The DOB says it regularly inspects sheds that are up for five years — as if it’s perfectly normal for a shed to be in place for so long. Thanks for nothing!
Local Law 10, passed in 1980, followed a falling-debris accident that cost a Barnard student her life. It mandated inspections of every city building more than six stories high every five years. A later update, Local Law 11, toughened the requirements.
The five-year rule was the brainstorm of the all-powerful Board of Estimate. It consisted of zero engineers with actual knowledge of building dangers — but rather the mayor, comptroller, City Council president and five borough presidents, eager to convince the public they were taking action in the tragedy’s wake.
The Estimate Board was declared unconstitutional by the US Supreme Court in 1989 and forced to cede most of its authority to the Council. Why must the Big Apple’s entire streetscape be hostage to rules set down by a long-defunct, discredited governmental body?
The laws don’t require sidewalk bridges for inspections. But the DOB requires them while any “construction” or “repairs” are in progress after inspections find “hazardous” conditions.
The problem is that almost every inspected building of brick, masonry or terra cotta soon falls under “repairs” — and under a sidewalk bridge.
The cruelest stroke is that all buildings more than 100 feet tall must extend bridges 20 feet in each direction beyond the property. This creates nightmares for neighbors who aren’t even party to the work.
The frustrated owner of a townhouse at 114 E. 62nd Street fruitlessly sued the adjacent co-op at 555 Park Ave., claiming its shed extension, which covered part of the townhouse windows, made it impossible to rent out apartments there.
The laws must be scrapped and rewritten to include at least three bold strokes.
First: dump the only-in-New York, iron-clad schedule that requires inspections and “repairs” every five years irrespective of how old buildings are or what materials they’re made from.
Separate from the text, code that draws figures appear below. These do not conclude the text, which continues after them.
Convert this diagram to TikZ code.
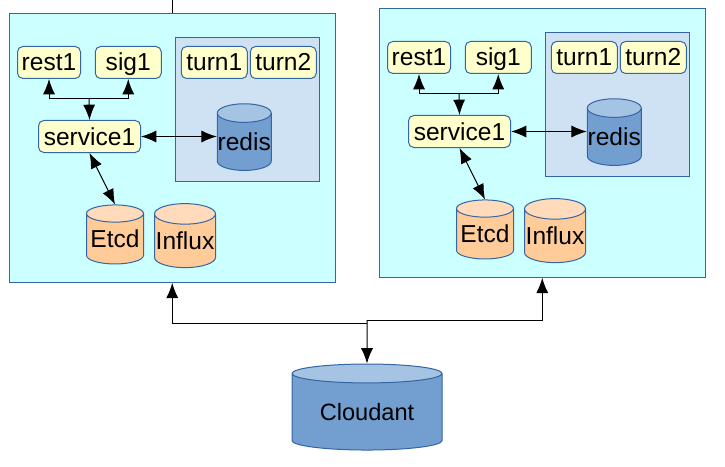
\documentclass[tikz,border=0pt]{standalone}
\usepackage{fontspec}
\setmainfont{Liberation Sans}
\usetikzlibrary{arrows.meta,shapes.geometric}
\definecolor{edge-blue}{HTML}{3465A4}
\definecolor{site-cyan}{HTML}{CCFFFF}
\definecolor{panel-blue}{HTML}{CFE2F3}
\definecolor{svc-yellow}{HTML}{FFFFCC}
\definecolor{db-blue}{HTML}{729FCF}
\definecolor{db-blue-top}{HTML}{A5C3E2}
\definecolor{db-orange}{HTML}{FFCC99}
\definecolor{db-orange-top}{HTML}{FFDBBB}
\tikzset{
    flat-box/.style = {draw=edge-blue, rectangle, line width=0.75pt, inner sep=0pt},
    svc-box/.style = {draw=edge-blue, fill=svc-yellow, rectangle, rounded corners=4pt, line width=0.75pt, inner sep=0pt, minimum height=24pt, text height=12.75pt, text depth=0pt, font=\fontsize{18.4}{20}\selectfont},
    db/.style = {draw=edge-blue, cylinder, shape border rotate=90, cylinder uses custom fill, line width=0.75pt, inner sep=0pt, font=\fontsize{18.4}{20}\selectfont},
    db-b/.style = {db, cylinder body fill=db-blue, cylinder end fill=db-blue-top},
    db-o/.style = {db, cylinder body fill=db-orange, cylinder end fill=db-orange-top},
    link/.style = {black, line width=0.75pt},
    tip-end/.style = {link, -{Latex[length=11.5pt,width=9pt]}},
    tip-both/.style = {link, {Latex[length=11.5pt,width=9pt]}-{Latex[length=11.5pt,width=9pt]}},
}

\begin{document}
\begin{tikzpicture}[x=0.75pt,y=-0.75pt]
\useasboundingbox (0,0) rectangle (725,467);
% the two sites are the same apart from their position
\foreach \s/\dx/\dy in {a/0/0,b/370/-5} {
\begin{scope}[shift={(\dx,\dy)}]
\node [flat-box, fill=site-cyan, minimum width=244.5pt, minimum height=201.75pt] (\s-site) at (172.25,147.75) {};
\node [flat-box, fill=panel-blue, minimum width=108pt, minimum height=108pt] (\s-panel) at (247.5,109.5) {};
\node [svc-box, minimum width=47.25pt] (\s-rest) at (49,62.5) {rest1};
\node [svc-box, minimum width=49.5pt] (\s-sig) at (128.25,62.5) {sig1};
\node [svc-box, minimum width=49.5pt] (\s-turn1) at (214.25,62.5) {turn1};
\node [svc-box, minimum width=49.5pt] (\s-turn2) at (283.25,62.5) {turn2};
\node [svc-box, minimum width=76.5pt] (\s-service) at (89.5,136.5) {service1};
\node [db-b, minimum width=40.5pt, minimum height=50pt, aspect=0.35] (\s-redis) at (244.25,142) {redis};
\node [db-o, minimum width=42.75pt, minimum height=44.25pt, aspect=0.35] (\s-etcd) at (115,239) {Etcd};
\node [db-o, minimum width=45.75pt, minimum height=48pt, aspect=0.35] (\s-influx) at (185,241) {Influx};
\coordinate (\s-bus) at (89,99);
\draw [tip-end] (\s-bus) -| (\s-rest.south);
\draw [tip-end] (\s-bus) -| (\s-sig.south);
\draw [tip-end] (\s-bus) -- (\s-service.north);
\draw [tip-both] (\s-service.east) -- (\s-service.east -| \s-redis.west);
\draw [tip-both] (\s-service.south) -- (\s-etcd.north);
\end{scope}
}
\node [db-b, minimum width=112.5pt, minimum height=64.5pt, aspect=0.2, font=\fontsize{17.7}{20}\selectfont] (cloudant) at (367,412) {Cloudant};
\coordinate (top-stub) at (172.25,0);
\coordinate (join-a) at (367,323);
\coordinate (join-b) at (367,320);
\draw [link] (top-stub) -- (a-site.north);
\draw [tip-end] (join-a) -| (a-site.south);
\draw [tip-end] (join-b) -| (b-site.south);
\draw [tip-end] (join-b) -- (cloudant.north);
\end{tikzpicture}
\end{document}
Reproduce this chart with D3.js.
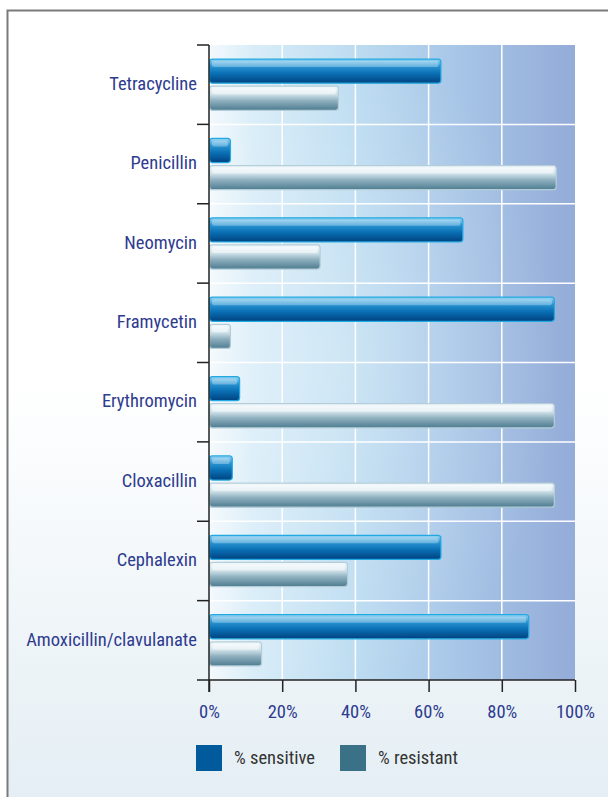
<!DOCTYPE html>
<html>
<head>
<meta charset="utf-8">
<script src="https://cdn.jsdelivr.net/npm/d3@7"></script>
<style>
  body { margin: 0; background: #fff; }
  svg { display: block; }
  .lbl { font-family: "Liberation Sans Narrow", "Roboto Condensed", "DejaVu Sans Condensed", sans-serif; }
</style>
</head>
<body>
<div id="chart"></div>
<script>

let drugs = ["Tetracycline", "Penicillin", "Neomycin", "Framycetin",
  "Erythromycin", "Cloxacillin", "Cephalexin", "Amoxicillin/clavulanate"];

let sensitive = [63.5, 6, 69.5, 94.5, 8.5, 6.5, 63.5, 87.5];
let resistant = [35.5, 95, 30.5, 6, 94.5, 94.5, 38, 14.5];

let series = ["sensitive", "resistant"];
let seriesNames = ["% sensitive", "% resistant"];
let ticks = [0, 20, 40, 60, 80, 100];


let w = 608; let h = 797;
let pLeft = 209; let pRight = 575; let pTop = 45; let pBottom = 680;

let svg = d3.select("#chart").append("svg")
    .attr("width", w)
    .attr("height", h);

let defs = svg.append("defs");

function grad (id, stops, x2, y2) {
  let g = defs.append("linearGradient").attr("id", id)
      .attr("x1", 0).attr("y1", 0).attr("x2", x2).attr("y2", y2);
  for (let s of stops) {
    g.append("stop").attr("offset", s[0]).attr("stop-color", s[1]);
  }
}

grad("frameg", [["0%", "#ffffff"], ["45%", "#ffffff"], ["100%", "#e2edf3"]], 0, 1);
grad("plotg", [["0%", "#f4f9fd"], ["12%", "#d9edf8"], ["40%", "#bcdcf1"], ["70%", "#a6c4e6"], ["100%", "#94acd8"]], 1, 0);
grad("sensg", [["0%", "#9ad6f4"], ["30%", "#2a94d2"], ["60%", "#0a6fb4"], ["100%", "#00427f"]], 0, 1);
grad("resg", [["0%", "#f4fafd"], ["35%", "#cde0e8"], ["60%", "#8fb0bf"], ["100%", "#4d7c90"]], 0, 1);

// outer frame
svg.append("rect")
    .attr("x", 7.5).attr("y", 10.5)
    .attr("width", w + 20).attr("height", h + 20)
    .attr("fill", "url(#frameg)")
    .attr("stroke", "#7a7a7a")
    .attr("stroke-width", 2);


let x = d3.scaleLinear().domain([0, 100]).range([pLeft, pRight]);
let y = d3.scaleBand().domain(drugs).range([pTop, pBottom]);
let ys = d3.scaleBand().domain(series).range([0, y.bandwidth()])
    .paddingInner(0.074).paddingOuter(0.5);

let colors = d3.scaleOrdinal().domain(series).range(["#005a9c", "#3b7186"]);

// plot background
svg.append("rect")
    .attr("x", pLeft).attr("y", pTop)
    .attr("width", pRight - pLeft).attr("height", pBottom - pTop)
    .attr("fill", "url(#plotg)");

// soft lighter glow, like the original
let streak = defs.append("radialGradient").attr("id", "streak")
    .attr("cx", 0.5).attr("cy", 0.5).attr("r", 0.5);
streak.append("stop").attr("offset", "0%").attr("stop-color", "#ffffff").attr("stop-opacity", 0.25);
streak.append("stop").attr("offset", "100%").attr("stop-color", "#ffffff").attr("stop-opacity", 0);
svg.append("ellipse")
    .attr("cx", x(35)).attr("cy", (pTop + pBottom) / 2)
    .attr("rx", 220).attr("ry", 330)
    .attr("fill", "url(#streak)");

// grid
let grid = svg.append("g");
grid.selectAll("line.v").data(ticks.slice(1, -1)).enter().append("line")
    .attr("class", "v")
    .attr("x1", d => x(d)).attr("x2", d => x(d))
    .attr("y1", pTop).attr("y2", pBottom)
    .attr("stroke", "#ffffff").attr("stroke-width", 1.5);

grid.selectAll("line.h").data(drugs.slice(1)).enter().append("line")
    .attr("class", "h")
    .attr("x1", pLeft).attr("x2", pRight)
    .attr("y1", d => y(d)).attr("y2", d => y(d))
    .attr("stroke", "#ffffff").attr("stroke-width", 1.5);


// bars
let rows = drugs.map((d, i) => ({name: d, vals: [sensitive[i], resistant[i]]}));

let rowg = svg.selectAll("g.row").data(rows).enter().append("g")
    .attr("class", "row")
    .attr("transform", d => `translate(0,${y(d.name)})`);

let bars = rowg.selectAll("g.bar")
    .data(d => d.vals.map((v, j) => ({s: series[j], v: v})))
    .enter().append("g")
    .attr("class", "bar");

bars.append("rect")
    .attr("x", x(0) + 0.5)
    .attr("y", d => ys(d.s) + 0.5)
    .attr("width", d => x(d.v) - x(0) - 1)
    .attr("height", ys.bandwidth() - 1)
    .attr("rx", 3)
    .attr("fill", d => d.s == "sensitive" ? "url(#sensg)" : "url(#resg)")
    .attr("stroke", d => d.s == "sensitive" ? "#22a9e1" : "#b4cdd8")
    .attr("stroke-width", 1.2);

// gloss highlight
bars.append("rect")
    .attr("x", x(0) + 3)
    .attr("y", d => ys(d.s) + 2.5)
    .attr("width", d => Math.max(0, x(d.v) - x(0) - 6))
    .attr("height", 6)
    .attr("rx", 2)
    .attr("fill", "#ffffff")
    .attr("opacity", d => d.s == "sensitive" ? 0.3 : 0.5);


// axes
let xAxis = d3.axisBottom(x)
    .tickValues(ticks)
    .tickFormat(d => d + "%")
    .tickSizeInner(12).tickSizeOuter(0).tickPadding(13);

let xg = svg.append("g")
    .attr("transform", `translate(0,${pBottom})`)
    .call(xAxis);
xg.select(".domain").remove();
xg.append("line")
    .attr("x1", pLeft - 12).attr("x2", pRight)
    .attr("stroke", "#222").attr("stroke-width", 1.5);
xg.selectAll(".tick line").attr("stroke", "#222").attr("stroke-width", 1.5);
xg.selectAll(".tick text")
    .attr("class", "lbl")
    .attr("fill", "#2e3b8f")
    .attr("font-size", 18.5);

let yAxis = d3.axisLeft(y).tickSize(0).tickPadding(12);
let yg = svg.append("g")
    .attr("transform", `translate(${pLeft},0)`)
    .call(yAxis);
yg.select(".domain").remove();
yg.append("line")
    .attr("y1", pTop).attr("y2", pBottom + 12)
    .attr("stroke", "#222").attr("stroke-width", 1.5);
yg.selectAll("line.bt").data(drugs).enter().append("line")
    .attr("class", "bt")
    .attr("x1", -12).attr("x2", 0)
    .attr("y1", d => y(d)).attr("y2", d => y(d))
    .attr("stroke", "#222").attr("stroke-width", 1.5);
yg.selectAll(".tick text")
    .attr("class", "lbl")
    .attr("fill", "#2e3b8f")
    .attr("font-size", 18.5)
    .attr("dy", "0.28em");


// legend
let leg = svg.append("g").attr("transform", "translate(196,745)");
let li = leg.selectAll("g").data(series).enter().append("g")
    .attr("transform", (d, i) => `translate(${i * 144},0)`);
li.append("rect")
    .attr("width", 26).attr("height", 26)
    .attr("fill", d => colors(d));
li.append("text")
    .attr("class", "lbl")
    .attr("x", 38).attr("y", 13).attr("dy", "0.35em")
    .attr("fill", "#333333")
    .attr("font-size", 18.5)
    .text((d, i) => seriesNames[i]);

</script>
</body>
</html>
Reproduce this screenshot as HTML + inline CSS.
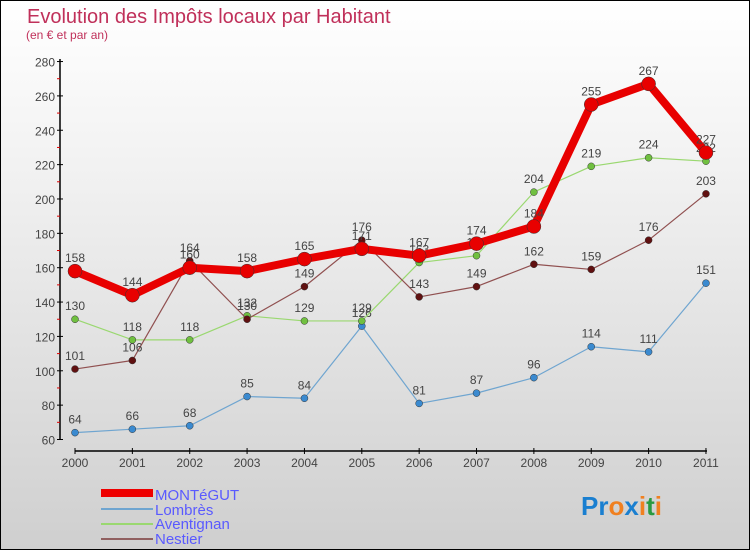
<!DOCTYPE html>
<html><head><meta charset="utf-8"><style>
body{margin:0}
#c{position:relative;width:748px;height:548px;border:1px solid #000;background:linear-gradient(#fff,#f2f2f2 30%,#cfcfcf);font-family:"Liberation Sans",sans-serif;overflow:hidden}
</style></head><body>
<div id="c">
<svg id="s" width="748" height="548" xmlns="http://www.w3.org/2000/svg">
<text x="26" y="22" font-size="20" fill="#c0305a">Evolution des Impôts locaux par Habitant</text>
<text x="25" y="38" font-size="12" fill="#c0305a">(en € et par an)</text>
<g id="axes"></g><g id="series"></g>
<g>
<rect x="100" y="488" width="52" height="8" fill="#e00"/>
<text x="154" y="499" font-size="15" fill="#5a5aff">MONTéGUT</text>
<rect x="100" y="507" width="52" height="2" fill="#6fa5d0"/>
<text x="154" y="514" font-size="15" fill="#5a5aff">Lombrès</text>
<rect x="100" y="522" width="52" height="2" fill="#9ad870"/>
<text x="154" y="528" font-size="15" fill="#5a5aff">Aventignan</text>
<rect x="100" y="537" width="52" height="2" fill="#906060"/>
<text x="154" y="543" font-size="15" fill="#5a5aff">Nestier</text>
</g>
<text x="580" y="514" font-size="26" font-weight="bold"><tspan fill="#1a7fd0">Pr</tspan><tspan fill="#f08020">o</tspan><tspan fill="#1a7fd0">x</tspan><tspan fill="#f08020">i</tspan><tspan fill="#2a9a40">t</tspan><tspan fill="#f08020">i</tspan></text>
</svg></div>
<script>
const years=[2000,2001,2002,2003,2004,2005,2006,2007,2008,2009,2010,2011];
const yTicks=[60,80,100,120,140,160,180,200,220,240,260,280];
const montegut=[158,144,160,158,165,171,167,174,184,255,267,227];
const lombres=[64,66,68,85,84,126,81,87,96,114,111,151];
const aventignan=[130,118,118,132,129,129,163,167,204,219,224,222];
const nestier=[101,106,164,130,149,176,143,149,162,159,176,203];
const NS="http://www.w3.org/2000/svg";
const X=i=>74+i*57.36, Y=v=>438.5-(v-60)*34.36/20;
function mk(t,a,p){const e=document.createElementNS(NS,t);for(const k in a)e.setAttribute(k,a[k]);p.appendChild(e);return e;}
const ax=document.getElementById('axes');
let yl=mk('line',{x1:59,y1:58,x2:59,y2:439,stroke:'#000','stroke-width':1.5},ax);


yTicks.forEach(v=>{
 mk('line',{x1:56,y1:Y(v),x2:62,y2:Y(v),stroke:'#000'},ax);
 if(v<280)mk('line',{x1:56,y1:Y(v+10),x2:59,y2:Y(v+10),stroke:'#d00'},ax);
 const t=mk('text',{x:54,y:Y(v)+5,'font-size':12,fill:'#444','text-anchor':'end'},ax);t.textContent=v;
 
 
});
let xl=mk('line',{x1:74,y1:450,x2:706,y2:450,stroke:'#000','stroke-width':1.5},ax);


years.forEach((y,i)=>{
 mk('line',{x1:X(i),y1:447,x2:X(i),y2:453,stroke:'#000'},ax);
 const t=mk('text',{x:X(i),y:466,'font-size':12,fill:'#444','text-anchor':'middle'},ax);t.textContent=y;
 
 
});
const sg=document.getElementById('series');
function draw(d,name,color,dot,w,r){
 const g=mk('g',{},sg);
 
 
 const pts=d.map((v,i)=>X(i)+','+Y(v)).join(' ');
 mk('polyline',{points:pts,fill:'none',stroke:color,'stroke-width':w,'stroke-linejoin':'round'},g);
 d.forEach((v,i)=>{
  const c=mk('circle',{cx:X(i),cy:Y(v),r:r,fill:dot,stroke:'#333','stroke-width':0.5},g);
  
  
  const t=mk('text',{x:X(i),y:Y(v)-9,'font-size':12,fill:'#444','text-anchor':'middle'},g);t.textContent=v;
  
  
 });
}
draw(lombres,'lombres','#6fa5d0','#3a8ad0',1.2,3.5);
draw(aventignan,'aventignan','#9ad870','#70c040',1.2,3.5);
draw(nestier,'nestier','#905050','#601010',1.2,3.5);
draw(montegut,'montegut','#e80000','#e80000',8,7);
</script>
</body></html>
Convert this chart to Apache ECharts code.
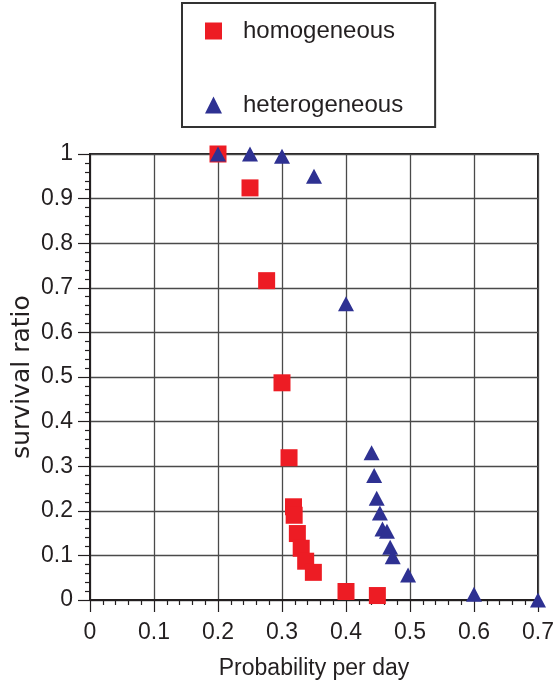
<!DOCTYPE html>
<html>
<head>
<meta charset="utf-8">
<script src="https://cdn.jsdelivr.net/npm/echarts@6/dist/echarts.min.js"></script>
<style>
html,body{margin:0;padding:0;background:#fff;}
#chart{width:554px;height:684px;}
</style>
</head>
<body>
<div id="chart"></div>
<script>
// Data
const homX = [0.2, 0.25, 0.276, 0.3, 0.311, 0.318, 0.319, 0.324, 0.330, 0.337, 0.349, 0.4, 0.449];
const homY = [1.0, 0.924, 0.716, 0.487, 0.319, 0.209, 0.19, 0.149, 0.116, 0.087, 0.062, 0.019, 0.01];
const hetX = [0.2, 0.25, 0.3, 0.35, 0.4, 0.44, 0.444, 0.448, 0.453, 0.457, 0.464, 0.469, 0.473, 0.497, 0.6, 0.7];
const hetY = [1.0, 1.0, 0.995, 0.95, 0.664, 0.33, 0.279, 0.228, 0.195, 0.159, 0.154, 0.118, 0.097, 0.056, 0.013, 0.0];
const seriesNames = ['homogeneous', 'heterogeneous'];
const xTitle = 'Probability per day';
const yTitle = 'survival ratio';

const FONT = '"Liberation Sans", Arial, sans-serif';
const TXT = '#231f20';

const homData = homX.map((x, i) => [x, homY[i]]);
const hetData = hetX.map((x, i) => [x, hetY[i]]);

const chart = echarts.init(document.getElementById('chart'), null, {renderer: 'canvas'});
chart.setOption({
  animation: false,
  backgroundColor: '#ffffff',
  textStyle: {fontFamily: FONT, color: TXT},
  grid: {
    left: 90, right: 16, top: 154, bottom: 84,
    containLabel: false, outerBoundsMode: 'none',
    show: true, borderColor: '#231f20', borderWidth: 2, backgroundColor: 'transparent'
  },
  legend: {
    orient: 'vertical',
    left: 182, top: 3,
    padding: [15, 32, 9, 23],
    itemGap: 48,
    itemWidth: 17, itemHeight: 17,
    borderColor: '#333333', borderWidth: 2,
    textStyle: {fontFamily: FONT, fontSize: 24, color: TXT, lineHeight: 26, padding: [0, 0, 0, 16]},
    data: [
      {name: seriesNames[0], icon: 'rect'},
      {name: seriesNames[1], icon: 'triangle'}
    ]
  },
  xAxis: {
    type: 'value', min: 0, max: 0.7, interval: 0.1,
    name: xTitle, nameLocation: 'middle', nameGap: 57, nameMoveOverlap: false,
    nameTextStyle: {fontFamily: FONT, fontSize: 23, color: TXT},
    axisLine: {show: true, onZero: false, lineStyle: {color: '#231f20', width: 2}},
    axisTick: {show: true, length: 12, lineStyle: {color: '#231f20', width: 1.2}},
    minorTick: {show: true, splitNumber: 5, length: 5, lineStyle: {color: '#231f20', width: 1.2}},
    axisLabel: {fontFamily: FONT, fontSize: 23, color: TXT, margin: 21},
    splitLine: {show: true, lineStyle: {color: '#4a4a4a', width: 1.3}}
  },
  yAxis: {
    type: 'value', min: 0, max: 1, interval: 0.1,
    name: yTitle, nameLocation: 'middle', nameGap: 55, nameMoveOverlap: false,
    nameTextStyle: {fontFamily: '"DejaVu Sans", sans-serif', fontSize: 25, color: TXT},
    axisLine: {show: true, onZero: false, lineStyle: {color: '#231f20', width: 2}},
    axisTick: {show: true, length: 12, lineStyle: {color: '#231f20', width: 1.2}},
    minorTick: {show: true, splitNumber: 5, length: 5, lineStyle: {color: '#231f20', width: 1.2}},
    axisLabel: {fontFamily: FONT, fontSize: 23, color: TXT, margin: 17},
    splitLine: {show: true, lineStyle: {color: '#4a4a4a', width: 1.3}}
  },
  series: [
    {
      name: seriesNames[0], type: 'scatter', data: homData,
      symbol: 'rect', symbolSize: 17, clip: false,
      itemStyle: {color: '#ed1c24', opacity: 1}
    },
    {
      name: seriesNames[1], type: 'scatter', data: hetData,
      symbol: 'triangle', symbolSize: [16, 15], clip: false,
      itemStyle: {color: '#2e3192', opacity: 1}
    }
  ]
});
</script>
</body>
</html>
The one-size-screws-all rule ignores common-sense lessons of other cities which have different requirements for different types of buildings depending on their ages and materials.
For example, Chicago has four classes; those in the safest class need be inspected only every twelve years. Why can’t New York?
Number two: forbid rows of consecutive sheds when several buildings on a block are under repair at the same time — as on the east side of Park Avenue between East 61st and 62nd streets and many other sidewalks buried under endless, dark pedestrian tunnels.
Yes, allowing only one shed on the same side of a block at one time would mean postponing work on a second building until the first job is finished.
But the world won’t end. And delays won’t be long if the city kicks landlords’ butts to finish repair work promptly.
That means severely punishing landlords who let sheds stand indefinitely, rather than perform repairs. Current fines of $1,000 a month for leaving a shed up while no work is being done are peanuts compared to actual repair cost which can be up to $300,000.
City Council Member Ben Kallos launched a bill in 2016 that would have required landlords to finish repairs within six months — or make them pay the city to finish the job. It never came to a vote.
But even if the fines were multiplied by ten, the DOB is too under-staffed and under-funded to enforce them.
Mayor Adams vowed that to promote economic growth, he would tackle “dysfunction and contradictions in zoning and regulations.”
Getting rid of Local Laws 10 and 11 would be a great place to start.